[A.Roy]

Hello,

I am using the feature_adap branch to make some preliminary grid adaptation runs on in-tunnel high-lift flows.
I am wondering if there is any config option to be able to freeze the viscous layers in some form so that adaptation is only carried out beyond that (perhaps so that only tris are adapted, and detected quads are left as-is or something?)

I see from Brian's commits to the feat_adap_dev branch that there is a script to split quads and / or output them to a file...but I can't seem to find if there's an option that allows to let those quads remain untouched (or unaware if that is a feature added to the dev branch) if anyone might know?

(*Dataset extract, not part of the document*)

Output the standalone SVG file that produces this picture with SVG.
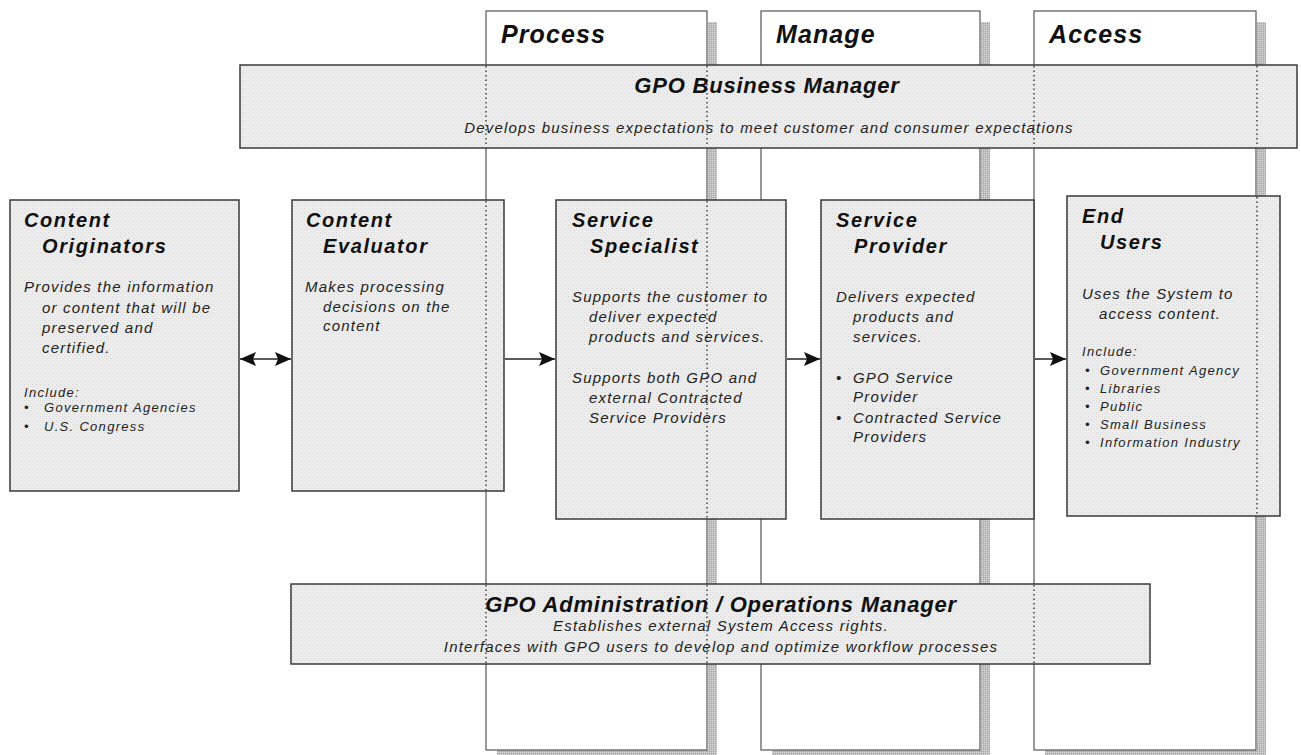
<svg xmlns="http://www.w3.org/2000/svg" width="1301" height="755" viewBox="0 0 1301 755">
<defs>
<pattern id="dith" width="4" height="4" patternUnits="userSpaceOnUse">
<rect width="4" height="4" fill="#ebebeb"/>
<rect x="0" y="0" width="1" height="1" fill="#d9d9d9"/>
<rect x="2" y="2" width="1" height="1" fill="#d9d9d9"/>
<rect x="1" y="3" width="1" height="1" fill="#f6f6f6"/>
<rect x="3" y="1" width="1" height="1" fill="#f6f6f6"/>
</pattern>
<pattern id="shd" width="2" height="2" patternUnits="userSpaceOnUse">
<rect width="2" height="2" fill="#bebebe"/>
<rect x="0" y="0" width="1" height="1" fill="#d8d8d8"/>
<rect x="1" y="1" width="1" height="1" fill="#a8a8a8"/>
</pattern>
<marker id="ah" markerWidth="16" markerHeight="14" refX="16" refY="7" orient="auto" markerUnits="userSpaceOnUse">
<path d="M0,0 L16,7 L0,14 L3,7 Z" fill="#111"/>
</marker>
<marker id="ahs" markerWidth="16" markerHeight="14" refX="0" refY="7" orient="auto" markerUnits="userSpaceOnUse">
<path d="M16,0 L0,7 L16,14 L13,7 Z" fill="#111"/>
</marker>
</defs>
<style>
.col{fill:#fff;stroke:#555;stroke-width:1.2}
.shadow{fill:url(#shd)}
.box{fill:url(#dith);stroke:#3a3a3a;stroke-width:1.5}
.dot{stroke:#444;stroke-width:1.5;stroke-dasharray:1.5 3;fill:none}
text{font-family:"Liberation Sans",Arial,sans-serif;font-style:italic;fill:#222}
.hdr{font-size:25px;font-weight:bold;letter-spacing:1.1px;fill:#111}
.ttl{font-size:20px;font-weight:bold;letter-spacing:1.6px;fill:#111}
.body{font-size:15px;letter-spacing:1.2px}
.sm{font-size:13px;letter-spacing:1.3px}
.band{font-size:22px;font-weight:bold;letter-spacing:0.8px;fill:#111}
.c{text-anchor:middle}
.conn line{stroke:#222;stroke-width:1.5}
</style>

<g id="columns">
<g id="col-process">
<rect class="shadow" x="708" y="22" width="9" height="731"/>
<rect class="shadow" x="497" y="750" width="220" height="5"/>
<rect class="col" x="486" y="11" width="221" height="739"/>
<text class="hdr" x="501" y="43">Process</text>
</g>
<g id="col-manage">
<rect class="shadow" x="981" y="22" width="9" height="731"/>
<rect class="shadow" x="772" y="750" width="218" height="5"/>
<rect class="col" x="761" y="11" width="219" height="739"/>
<text class="hdr" x="776" y="43">Manage</text>
</g>
<g id="col-access">
<rect class="shadow" x="1257" y="22" width="9" height="731"/>
<rect class="shadow" x="1045" y="750" width="221" height="5"/>
<rect class="col" x="1034" y="11" width="222" height="739"/>
<text class="hdr" x="1049" y="43">Access</text>
</g>
</g>

<g id="business-manager">
<rect class="box" x="240" y="65" width="1057" height="83"/>
<line class="dot" x1="486" y1="66" x2="486" y2="147"/>
<line class="dot" x1="707" y1="66" x2="707" y2="147"/>
<line class="dot" x1="1034" y1="66" x2="1034" y2="147"/>
<line class="dot" x1="1257" y1="66" x2="1257" y2="147"/>
<text class="band c" x="767" y="93">GPO Business Manager</text>
<text class="body c" x="769" y="133">Develops business expectations to meet customer and consumer expectations</text>
</g>

<g id="content-originators">
<rect class="box" x="10" y="200" width="229" height="291"/>
<text class="ttl" x="24" y="227">Content</text>
<text class="ttl" x="42" y="253">Originators</text>
<text class="body" x="24" y="292">Provides the information</text>
<text class="body" x="42" y="313">or content that will be</text>
<text class="body" x="42" y="333">preserved and</text>
<text class="body" x="42" y="353">certified.</text>
<text class="sm" x="24" y="397">Include:</text>
<text class="sm" x="24" y="412">•</text>
<text class="sm" x="44" y="412">Government Agencies</text>
<text class="sm" x="24" y="431">•</text>
<text class="sm" x="44" y="431">U.S. Congress</text>
</g>

<g id="content-evaluator">
<rect class="box" x="292" y="200" width="212" height="291"/>
<line class="dot" x1="486" y1="201" x2="486" y2="490"/>
<text class="ttl" x="306" y="227">Content</text>
<text class="ttl" x="323" y="253">Evaluator</text>
<text class="body" x="305" y="292">Makes processing</text>
<text class="body" x="323" y="312">decisions on the</text>
<text class="body" x="323" y="331">content</text>
</g>

<g id="service-specialist">
<rect class="box" x="556" y="200" width="230" height="319"/>
<line class="dot" x1="707" y1="201" x2="707" y2="518"/>
<text class="ttl" x="572" y="227">Service</text>
<text class="ttl" x="590" y="253">Specialist</text>
<text class="body" x="572" y="302">Supports the customer to</text>
<text class="body" x="589" y="322">deliver expected</text>
<text class="body" x="589" y="342">products and services.</text>
<text class="body" x="572" y="383">Supports both GPO and</text>
<text class="body" x="589" y="403">external Contracted</text>
<text class="body" x="589" y="423">Service Providers</text>
</g>

<g id="service-provider">
<rect class="box" x="821" y="200" width="213" height="319"/>
<text class="ttl" x="836" y="227">Service</text>
<text class="ttl" x="854" y="253">Provider</text>
<text class="body" x="836" y="302">Delivers expected</text>
<text class="body" x="853" y="322">products and</text>
<text class="body" x="853" y="342">services.</text>
<text class="body" x="836" y="383">•</text>
<text class="body" x="853" y="383">GPO Service</text>
<text class="body" x="853" y="402">Provider</text>
<text class="body" x="836" y="423">•</text>
<text class="body" x="853" y="423">Contracted Service</text>
<text class="body" x="853" y="442">Providers</text>
</g>

<g id="end-users">
<rect class="box" x="1067" y="196" width="213" height="320"/>
<line class="dot" x1="1257" y1="197" x2="1257" y2="515"/>
<text class="ttl" x="1082" y="223">End</text>
<text class="ttl" x="1100" y="249">Users</text>
<text class="body" x="1082" y="299">Uses the System to</text>
<text class="body" x="1099" y="319">access content.</text>
<text class="sm" x="1082" y="356">Include:</text>
<text class="sm" x="1085" y="375">•</text>
<text class="sm" x="1100" y="375">Government Agency</text>
<text class="sm" x="1085" y="393">•</text>
<text class="sm" x="1100" y="393">Libraries</text>
<text class="sm" x="1085" y="411">•</text>
<text class="sm" x="1100" y="411">Public</text>
<text class="sm" x="1085" y="429">•</text>
<text class="sm" x="1100" y="429">Small Business</text>
<text class="sm" x="1085" y="447">•</text>
<text class="sm" x="1100" y="447">Information Industry</text>
</g>

<g id="admin-manager">
<rect class="box" x="291" y="584" width="859" height="80"/>
<line class="dot" x1="486" y1="585" x2="486" y2="663"/>
<line class="dot" x1="707" y1="585" x2="707" y2="663"/>
<line class="dot" x1="1034" y1="585" x2="1034" y2="663"/>
<text class="band c" x="721" y="612">GPO Administration / Operations Manager</text>
<text class="body c" x="721" y="631">Establishes external System Access rights.</text>
<text class="body c" x="721" y="652">Interfaces with GPO users to develop and optimize workflow processes</text>
</g>

<g class="conn" id="connectors">
<line x1="240" y1="359" x2="291" y2="359" marker-start="url(#ahs)" marker-end="url(#ah)"/>
<line x1="505" y1="359" x2="555" y2="359" marker-end="url(#ah)"/>
<line x1="787" y1="359" x2="820" y2="359" marker-end="url(#ah)"/>
<line x1="1035" y1="359" x2="1066" y2="359" marker-end="url(#ah)"/>
</g>
</svg>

If the above isn't possible, is there any open-source (or perhaps academic available) software that allows for reading SU2 output mesh and re-inserting viscous layers?


Thank you!

[A.Roy]

Hello,

I was unable to find the option for frozen boundary layers (as shown in the 2018 presentation: pdf link), however, I used a slightly modified version of the split_quads script from the feat_adap_dev branch with the 7.0.3-feature_adap branch as mentioned to append an NCORNERS section to freeze those nodes (NCORNERS as shown in the 2020 presentation: pdf link).

Some notes from my implementation:
- The split_quads script has been rewritten to accept tris as input also (as opposed to a quad-only mesh), to output the tris and split the quads into new tris, and to output the vertices of the former quad elements into the NCORNERS section.

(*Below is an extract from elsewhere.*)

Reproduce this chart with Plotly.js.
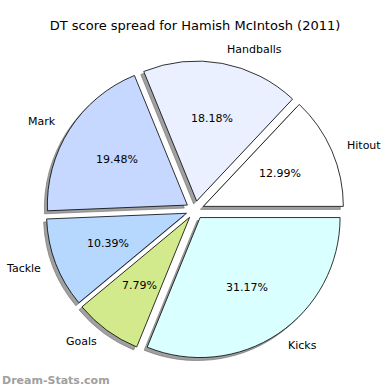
<!DOCTYPE html>
<html>
<head>
<meta charset="utf-8">
<script src="https://cdn.plot.ly/plotly-3.0.1.min.js"></script>
<style>html,body{margin:0;padding:0;background:#fff;}#chart{width:390px;height:390px;}</style>
</head>
<body>
<div id="chart"></div>
<script>
const categories = ["Hitout", "Handballs", "Mark", "Tackle", "Goals", "Kicks"];
const values = [10, 14, 15, 8, 6, 24];
const colors = ["#ffffff", "#eaf0ff", "#c6d8ff", "#b6d8ff", "#d2ea8c", "#daffff"];
const pulls = [0.065, 0.065, 0.065, 0.065, 0.065, 0.065];

const W = 390, H = 390;
const cx = 195, cy = 210, r = 140;
const maxPull = Math.max(...pulls);
const ext = r * (1 + maxPull);
const dom = {x: [(cx - ext) / W, (cx + ext) / W], y: [(H - cy - ext) / H, (H - cy + ext) / H]};
const sh = 3;
const domShadow = {x: [dom.x[0] - sh / W, dom.x[1] - sh / W], y: [dom.y[0] - sh / H, dom.y[1] - sh / H]};
const font = "DejaVu Sans, sans-serif";

const total = values.reduce((a, b) => a + b, 0);
const rot = 90 - values[0] / total * 360;

const common = {
  type: "pie", labels: categories, values: values, sort: false,
  direction: "counterclockwise", rotation: rot, pull: pulls,
  hoverinfo: "none", showlegend: false, textinfo: "none"
};

const shadow = Object.assign({}, common, {
  domain: domShadow,
  marker: {colors: categories.map(() => "rgba(150,150,150,0.9)"), line: {color: "rgba(110,110,110,0.6)", width: 1}}
});
const main = Object.assign({}, common, {
  domain: dom,
  marker: {colors: colors, line: {color: "#000", width: 0.8}}
});

// text positions derived from the data (slice mid-angles), matplotlib style
const annotations = [];
let cum = 0;
values.forEach((v, i) => {
  const mid = (cum + v / 2) / total * 2 * Math.PI; // counterclockwise from 3 o'clock
  cum += v;
  const c = Math.cos(mid), s = Math.sin(mid);
  const ex = cx + pulls[i] * r * c, ey = cy - pulls[i] * r * s;
  const px = ex + 0.6 * r * c, py = ey - 0.6 * r * s;
  const lx = ex + 1.1 * r * c, ly = ey - 1.1 * r * s;
  annotations.push({
    text: (v / total * 100).toFixed(2) + "%", xref: "paper", yref: "paper",
    x: px / W, y: 1 - py / H, xanchor: "center", yanchor: "middle", showarrow: false,
    font: {family: font, size: 11, color: "#000"}
  });
  annotations.push({
    text: categories[i], xref: "paper", yref: "paper",
    x: lx / W, y: 1 - ly / H, xanchor: c >= 0 ? "left" : "right", yanchor: "middle", showarrow: false,
    font: {family: font, size: 11, color: "#000"}
  });
});
annotations.push({
  text: "<b>Dream-Stats.com</b>", xref: "paper", yref: "paper", x: 0, y: 10 / H, xanchor: "left", yanchor: "middle",
  showarrow: false, font: {family: font, size: 11, color: "#a0a0a0"}
});

const layout = {
  width: W, height: H,
  margin: {l: 0, r: 0, t: 0, b: 0},
  paper_bgcolor: "#fff",
  title: {text: "DT score spread for Hamish McIntosh (2011)", font: {family: font, size: 13, color: "#000"}, x: 0.5, xanchor: "center", y: 1 - 25 / H, yanchor: "middle"},
  annotations: annotations
};

Plotly.newPlot("chart", [shadow, main], layout, {staticPlot: true});
</script>
</body>
</html>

NOTE 1: This assumes that the inviscid "volume" (well, surface in 2D) mesh is composed of tris only as all quads are assumed to be part of the viscous layers.

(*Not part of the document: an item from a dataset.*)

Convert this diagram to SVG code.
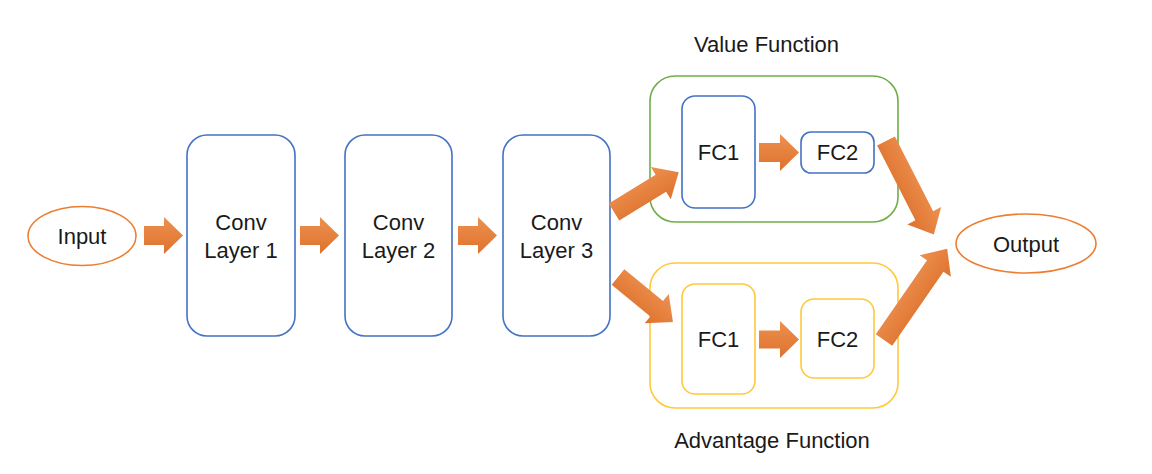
<svg xmlns="http://www.w3.org/2000/svg" width="1152" height="474" viewBox="0 0 1152 474">
<style>
text{font-family:"Liberation Sans","Noto Sans",Arial,sans-serif;font-size:22px;fill:#1a1a1a;text-anchor:middle}
.blue{fill:#fff;stroke:#4472C4;stroke-width:1.6}
.yel{fill:#fff;stroke:#FFC93C;stroke-width:1.6}
.grn{fill:none;stroke:#70AD47;stroke-width:1.6}
.ygrp{fill:none;stroke:#FFC93C;stroke-width:1.6}
.ell{fill:#fff;stroke:#ED7D31;stroke-width:1.6}
.arr{fill:url(#og);stroke:none}
</style>
<defs>
<linearGradient id="og" x1="0" y1="0" x2="0" y2="1">
<stop offset="0" stop-color="#EE9050"/>
<stop offset="1" stop-color="#DD722D"/>
</linearGradient>
</defs>
<g id="value-group"><rect class="grn" x="650" y="76" width="248" height="146" rx="25"/><text x="766.5" y="52">Value Function</text></g>
<g id="advantage-group"><rect class="ygrp" x="650" y="263" width="248" height="145" rx="25"/><text x="772" y="448">Advantage Function</text></g>
<g id="input"><ellipse class="ell" cx="82" cy="236" rx="54" ry="29.5"/><text x="82" y="244">Input</text></g>
<g id="conv1"><rect class="blue" x="187" y="135" width="108" height="201" rx="20"/><text x="241" y="230">Conv</text><text x="241" y="258">Layer 1</text></g>
<g id="conv2"><rect class="blue" x="345" y="135" width="107" height="201" rx="20"/><text x="398.5" y="230">Conv</text><text x="398.5" y="258">Layer 2</text></g>
<g id="conv3"><rect class="blue" x="503" y="135" width="107" height="201" rx="20"/><text x="556.5" y="230">Conv</text><text x="556.5" y="258">Layer 3</text></g>
<g id="v-fc1"><rect class="blue" x="682" y="96" width="73" height="112" rx="13"/><text x="718.5" y="160">FC1</text></g>
<g id="v-fc2"><rect class="blue" x="801" y="132" width="73" height="41" rx="10"/><text x="837.5" y="160">FC2</text></g>
<g id="a-fc1"><rect class="yel" x="682" y="284" width="73" height="110" rx="13"/><text x="718.5" y="347">FC1</text></g>
<g id="a-fc2"><rect class="yel" x="801" y="299" width="73" height="79" rx="13"/><text x="837.5" y="347">FC2</text></g>
<g id="output"><ellipse class="ell" cx="1026" cy="243.5" rx="70" ry="29.5"/><text x="1026" y="252">Output</text></g>
<g id="connectors">
<path class="arr" transform="translate(144,235.5)" d="M0,-9.5H20V-18.5L39,0L20,18.5V9.5H0Z"/>
<path class="arr" transform="translate(300,235.5)" d="M0,-9.5H20V-18.5L39,0L20,18.5V9.5H0Z"/>
<path class="arr" transform="translate(458,235.5)" d="M0,-9.5H20V-18.5L39,0L20,18.5V9.5H0Z"/>
<path class="arr" transform="translate(759,152.5)" d="M0,-9.5H21V-18.5L40,0L21,18.5V9.5H0Z"/>
<path class="arr" transform="translate(759,339.5)" d="M0,-9H21V-18.5L40,0L21,18.5V9H0Z"/>
<path class="arr" transform="translate(614,212) rotate(-31.6)" d="M0,-10H55V-19L76,0L55,19V10H0Z"/>
<path class="arr" transform="translate(618,277) rotate(39.3)" d="M0,-10H50V-19L71,0L50,19V10H0Z"/>
<path class="arr" transform="translate(886,141) rotate(62.9)" d="M0,-10H84V-19L105,0L84,19V10H0Z"/>
<path class="arr" transform="translate(884,340) rotate(-55.3)" d="M0,-10H90V-19L111,0L90,19V10H0Z"/>
</g>
</svg>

NOTE 2: This is a strictly 2D script so far, as splitting hex and pyramid elements into tets requires quite a bit more effort since the corresponding quad surface elements must also be split. As a result, in the near future I am using ICEM to convert 3D hex and pyramid elements to tris and using the bottom portion of the script to output the vertices to NCORNERS. There appears to me to also be the some diminishing returns in 3D at least in terms of number of elements as each hex is split into 6 tet elements compared to each quad being split to 2 tris, significantly ballooning the initial element count.

NOTE 3: The script is written for su2 meshes with a tab character '\t' after the element identification (5 for tris, 9 for quads) as output by conversion from SU2_DEF; if this is applied on gmsh output su2 meshes, those use a space character ' ' instead. This would need some simple logic change / modification to flexible to both kinds of meshes; for consistency, I have been running all meshes through SU2_DEF before applying split_quads_2D.

- This implementation by using frozen corner nodes is not perfect as the amg algorithm still carries out some splits and merges in high gradient sections of the viscous layer (while generally respecting the frozen nodes) - resulting in some deterioration of the first off-wall node spacing.

The modified script I used and some images of the Mach-based adaption are attached.